If the output is not available locally, Vorpal checks the Registry (either local or remote). The Agent queries the Archive Service to see if a cached archive exists for this digest. If found, Vorpal downloads and unpacks the archive, skipping the build.

This layer is what enables cache sharing across machines. A CI server that has already built an artifact can push the output to a shared Registry. When a developer builds the same artifact, they pull the cached output instead of rebuilding.

If neither cache has the artifact, Vorpal builds it from scratch: the Agent prepares sources, the Worker executes build steps, and the output is archived and stored in the Registry for future cache hits.

A cache miss happens when the artifact’s content digest changes. Since the digest is derived from all inputs, any of the following changes will cause a rebuild:

  • Source file changes — Adding, modifying, or removing files that are included in a source
  • Build step changes — Modifying the script, arguments, entrypoint, or environment variables of any build step
  • Dependency changes — If artifact A depends on artifact B, and B’s digest changes, then A’s digest changes too (because B’s digest is part of A’s step definition)
  • Target system changes — Changing the list of target platforms
  • Lockfile changes — Unlocking sources and re-resolving them to different digests

Changes that do not trigger a cache miss:

  • File timestamps — Vorpal normalizes all file timestamps to the Unix epoch (January 1, 1970) before hashing. This means that touching a file without changing its content does not invalidate the cache.
  • Build environment differences — Because the digest is computed from the artifact definition (not the build machine’s state), the same artifact built on different machines produces the same digest.

Sources have their own caching layer. When the Agent resolves sources, it computes a content digest for each source’s files. These digests are recorded in Vorpal.lock.

On subsequent builds, the Agent checks the lockfile first. If a source’s lockfile entry matches, the Agent skips downloading and hashing entirely — it reuses the locked digest. This provides significant speedup for projects with large or remote sources, because the most expensive part of source resolution (downloading and hashing) is avoided.

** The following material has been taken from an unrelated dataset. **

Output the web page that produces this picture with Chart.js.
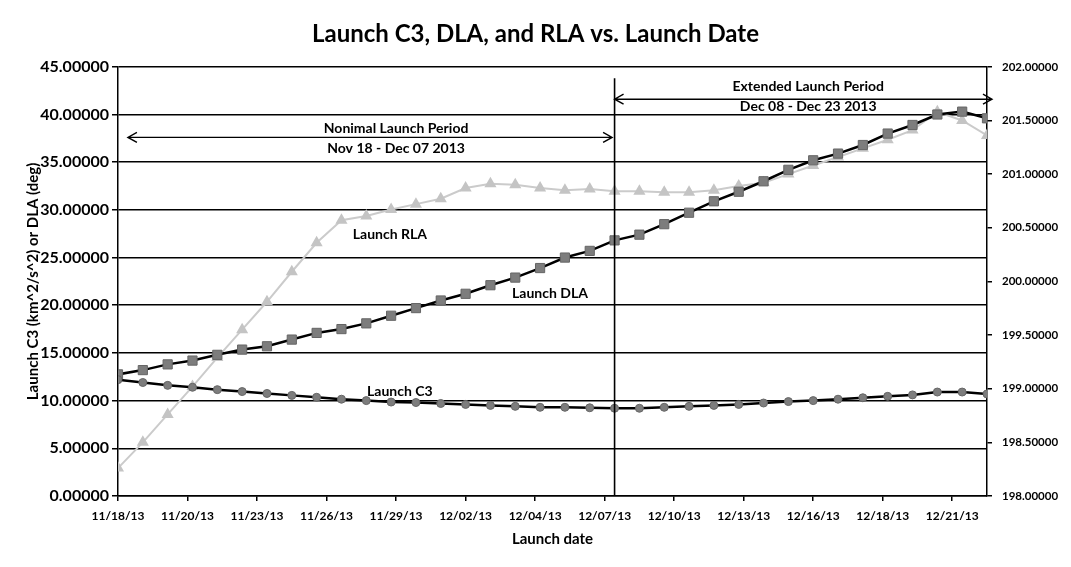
<!DOCTYPE html>
<html>
<head>
<meta charset="utf-8">
<script src="https://cdn.jsdelivr.net/npm/chart.js@4.4.0/dist/chart.umd.min.js"></script>
<style>
  html, body { margin: 0; padding: 0; background: #fff; }
  #wrap { width: 1071px; height: 567px; }
</style>
</head>
<body>
<div id="wrap"><canvas id="chart" width="1071" height="567"></canvas></div>
<script>
// launch dates, one per day
const launchDates = [
  '11/18/13', '11/19/13', '11/20/13', '11/21/13', '11/22/13', '11/23/13',
  '11/24/13', '11/25/13', '11/26/13', '11/27/13', '11/28/13', '11/29/13',
  '11/30/13', '12/01/13', '12/02/13', '12/03/13', '12/04/13', '12/05/13',
  '12/06/13', '12/07/13', '12/08/13', '12/09/13', '12/10/13', '12/11/13',
  '12/12/13', '12/13/13', '12/14/13', '12/15/13', '12/16/13', '12/17/13',
  '12/18/13', '12/19/13', '12/20/13', '12/21/13', '12/22/13', '12/23/13'
];

// km^2/s^2
const launchC3 = [
  12.2, 11.9, 11.6, 11.4, 11.15, 10.95, 10.75, 10.55, 10.35, 10.15, 10.0, 9.85,
  9.8, 9.7, 9.6, 9.5, 9.4, 9.3, 9.3, 9.25, 9.2, 9.2, 9.3, 9.4,
  9.5, 9.6, 9.75, 9.9, 10.0, 10.15, 10.3, 10.45, 10.6, 10.9, 10.9, 10.7
];

// deg (left axis)
const launchDLA = [
  12.75, 13.2, 13.8, 14.2, 14.8, 15.35, 15.7, 16.4, 17.1, 17.5, 18.1, 18.9,
  19.7, 20.5, 21.2, 22.1, 22.9, 23.9, 25.0, 25.7, 26.8, 27.4, 28.5, 29.7,
  30.9, 31.9, 33.0, 34.2, 35.2, 35.9, 36.8, 38.0, 38.9, 40.0, 40.3, 39.6
];

// deg (right axis)
const launchRLA = [
  198.26, 198.50, 198.76, 199.02, 199.29, 199.55, 199.81, 200.09, 200.36, 200.57, 200.61, 200.67,
  200.72, 200.77, 200.87, 200.91, 200.90, 200.87, 200.85, 200.86, 200.84, 200.84, 200.83, 200.83,
  200.85, 200.89, 200.92, 201.00, 201.08, 201.16, 201.24, 201.32, 201.41, 201.58, 201.50, 201.36
];

const xTickLabels = [
  '11/18/13', '11/20/13', '11/23/13', '11/26/13', '11/29/13', '12/02/13', '12/04/13',
  '12/07/13', '12/10/13', '12/13/13', '12/16/13', '12/18/13', '12/21/13'
];

// launch periods (x in days from first date, y on left axis)
const periods = [
  { title: 'Nonimal Launch Period', range: 'Nov 18 - Dec 07 2013', from: 0.4, to: 19.9, arrowY: 37.6, textX: 11.2, textY1: 38.5, textY2: 36.4 },
  { title: 'Extended Launch Period', range: 'Dec 08 - Dec 23 2013', from: 20.0, to: 35.2, arrowY: 41.6, textX: 27.8, textY1: 42.9, textY2: 40.8 }
];
const splitDay = launchDates.indexOf('12/08/13');

const seriesLabels = [
  { text: 'Launch RLA', x: 10.95, y: 27.4 },
  { text: 'Launch DLA', x: 17.4, y: 21.2 },
  { text: 'Launch C3', x: 11.35, y: 10.95 }
];

const FONT = 'Lato, "Open Sans", sans-serif';

function toPoints(values) {
  return values.map((v, i) => ({ x: i, y: v }));
}

const annotationPlugin = {
  id: 'periodNotes',
  afterDatasetsDraw(chart) {
    const ctx = chart.ctx;
    const xs = chart.scales.x;
    const ys = chart.scales.y;
    const area = chart.chartArea;
    ctx.save();
    ctx.strokeStyle = '#000';
    ctx.fillStyle = '#000';

    // split line between the two periods
    const sx = xs.getPixelForValue(splitDay);
    ctx.lineWidth = 1.6;
    ctx.beginPath();
    ctx.moveTo(sx, ys.getPixelForValue(43.8));
    ctx.lineTo(sx, area.bottom);
    ctx.stroke();

    periods.forEach(p => {
      const x1 = xs.getPixelForValue(p.from);
      const x2 = xs.getPixelForValue(p.to);
      const y = ys.getPixelForValue(p.arrowY);
      ctx.lineWidth = 1.4;
      ctx.beginPath();
      ctx.moveTo(x1, y);
      ctx.lineTo(x2, y);
      ctx.moveTo(x1 + 9, y - 5);
      ctx.lineTo(x1, y);
      ctx.lineTo(x1 + 9, y + 5);
      ctx.moveTo(x2 - 9, y - 5);
      ctx.lineTo(x2, y);
      ctx.lineTo(x2 - 9, y + 5);
      ctx.stroke();

      ctx.font = 'bold 14px ' + FONT;
      ctx.textAlign = 'center';
      ctx.textBaseline = 'middle';
      const tx = xs.getPixelForValue(p.textX);
      ctx.fillText(p.title, tx, ys.getPixelForValue(p.textY1));
      ctx.fillText(p.range, tx, ys.getPixelForValue(p.textY2));
    });

    ctx.font = 'bold 14px ' + FONT;
    ctx.textAlign = 'center';
    ctx.textBaseline = 'middle';
    seriesLabels.forEach(l => {
      ctx.fillText(l.text, xs.getPixelForValue(l.x), ys.getPixelForValue(l.y));
    });
    ctx.restore();
  }
};

new Chart(document.getElementById('chart'), {
  type: 'line',
  data: {
    datasets: [
      {
        label: 'Launch C3',
        data: toPoints(launchC3),
        yAxisID: 'y',
        borderColor: '#000',
        borderWidth: 2.5,
        pointStyle: 'circle',
        pointRadius: 4,
        pointBackgroundColor: '#7d7d7d',
        pointBorderColor: '#666',
        pointBorderWidth: 1,
        order: 1
      },
      {
        label: 'Launch DLA',
        data: toPoints(launchDLA),
        yAxisID: 'y',
        borderColor: '#000',
        borderWidth: 2.5,
        pointStyle: 'rect',
        pointRadius: 6.5,
        pointBackgroundColor: '#7d7d7d',
        pointBorderColor: '#666',
        pointBorderWidth: 1,
        order: 2
      },
      {
        label: 'Launch RLA',
        data: toPoints(launchRLA),
        yAxisID: 'y2',
        borderColor: '#cbcbcb',
        borderWidth: 2,
        pointStyle: 'triangle',
        pointRadius: 5,
        pointBackgroundColor: '#c4c4c4',
        pointBorderColor: '#c4c4c4',
        order: 3
      }
    ]
  },
  options: {
    responsive: false,
    animation: false,
    devicePixelRatio: 1,
    layout: { padding: 0 },
    plugins: {
      legend: { display: false },
      tooltip: { enabled: false },
      title: {
        display: true,
        text: 'Launch C3, DLA, and RLA vs. Launch Date',
        color: '#000',
        font: { family: FONT, size: 24, weight: 'bold' },
        padding: { top: 20, bottom: 18 }
      }
    },
    scales: {
      x: {
        type: 'linear',
        min: 0,
        max: 35,
        afterFit: s => { s.height = 71; },
        grid: { display: true, drawOnChartArea: false, drawTicks: true, tickLength: 5, color: '#000', lineWidth: 1.5 },
        border: { display: true, color: '#000', width: 1.5 },
        ticks: {
          stepSize: 2.8,
          includeBounds: false,
          autoSkip: false,
          maxRotation: 0,
          padding: 8,
          color: '#000',
          font: { family: FONT, size: 12, weight: 'bold' },
          callback: (v, i) => xTickLabels[i] ?? ''
        },
        title: {
          display: true,
          text: 'Launch date',
          color: '#000',
          font: { family: FONT, size: 15, weight: 'bold' },
          padding: { top: 0, bottom: 19 }
        }
      },
      y: {
        position: 'left',
        min: 0,
        max: 45,
        afterFit: s => { s.width = 118; },
        grid: { color: '#000', lineWidth: 1.5, tickLength: 6 },
        border: { display: true, color: '#000', width: 1.5 },
        ticks: {
          stepSize: 5,
          padding: 3,
          color: '#000',
          font: { family: FONT, size: 16, weight: 'bold' },
          callback: v => v.toFixed(5)
        },
        title: {
          display: true,
          text: 'Launch C3 (km^2/s^2) or DLA (deg)',
          color: '#000',
          font: { family: FONT, size: 15, weight: 'bold' },
          padding: { top: 24, bottom: 0 }
        }
      },
      y2: {
        position: 'right',
        min: 198,
        max: 202,
        afterFit: s => { s.width = 84; },
        grid: { drawOnChartArea: false, color: '#000', lineWidth: 1.5, tickLength: 5 },
        border: { display: true, color: '#000', width: 1.5 },
        ticks: {
          stepSize: 0.5,
          padding: 10,
          color: '#000',
          font: { family: FONT, size: 11.5, weight: 'bold' },
          callback: v => v.toFixed(5)
        }
      }
    }
  },
  plugins: [annotationPlugin]
});
</script>
</body>
</html>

For HTTP sources, the Agent also maintains an in-memory cache within a session. If multiple artifacts reference the same URL, the download happens once and is shared across all consumers.

Cached artifacts are stored as zstd-compressed tar archives. Zstd was chosen for its balance of compression ratio and speed — it compresses and decompresses significantly faster than gzip while producing smaller archives. This keeps both storage costs and transfer times low.

Vorpal does not automatically evict cached artifacts. Outputs accumulate in /var/lib/vorpal/ until you explicitly clean them up using vorpal system prune with one or more flags:

Terminal window
# Remove everything (archives, outputs, configs, aliases, sandboxes)
vorpal system prune --all
# Remove specific cache types
vorpal system prune --artifact-archives --artifact-outputs

Running vorpal system prune without any flags does nothing. The available flags are:

  • --all — remove all cached resources
  • --artifact-aliases — remove artifact aliases
  • --artifact-archives — remove artifact archives
  • --artifact-configs — remove artifact build configs
  • --artifact-outputs — remove artifact outputs
  • --sandboxes — remove sandbox directories

The Registry is the mechanism for sharing cached artifacts. In a team setup:

  1. A CI server builds artifacts and pushes outputs to a shared Registry (backed by S3 or a shared filesystem)
  2. Developers’ local Vorpal instances are configured to check the shared Registry
  3. When a developer runs vorpal build, artifacts that CI has already built are pulled from the Registry instead of being rebuilt locally

This works reliably because of content addressing: the same inputs always produce the same digest, so a cache entry created by CI is guaranteed to be the correct output for a developer building the same artifact.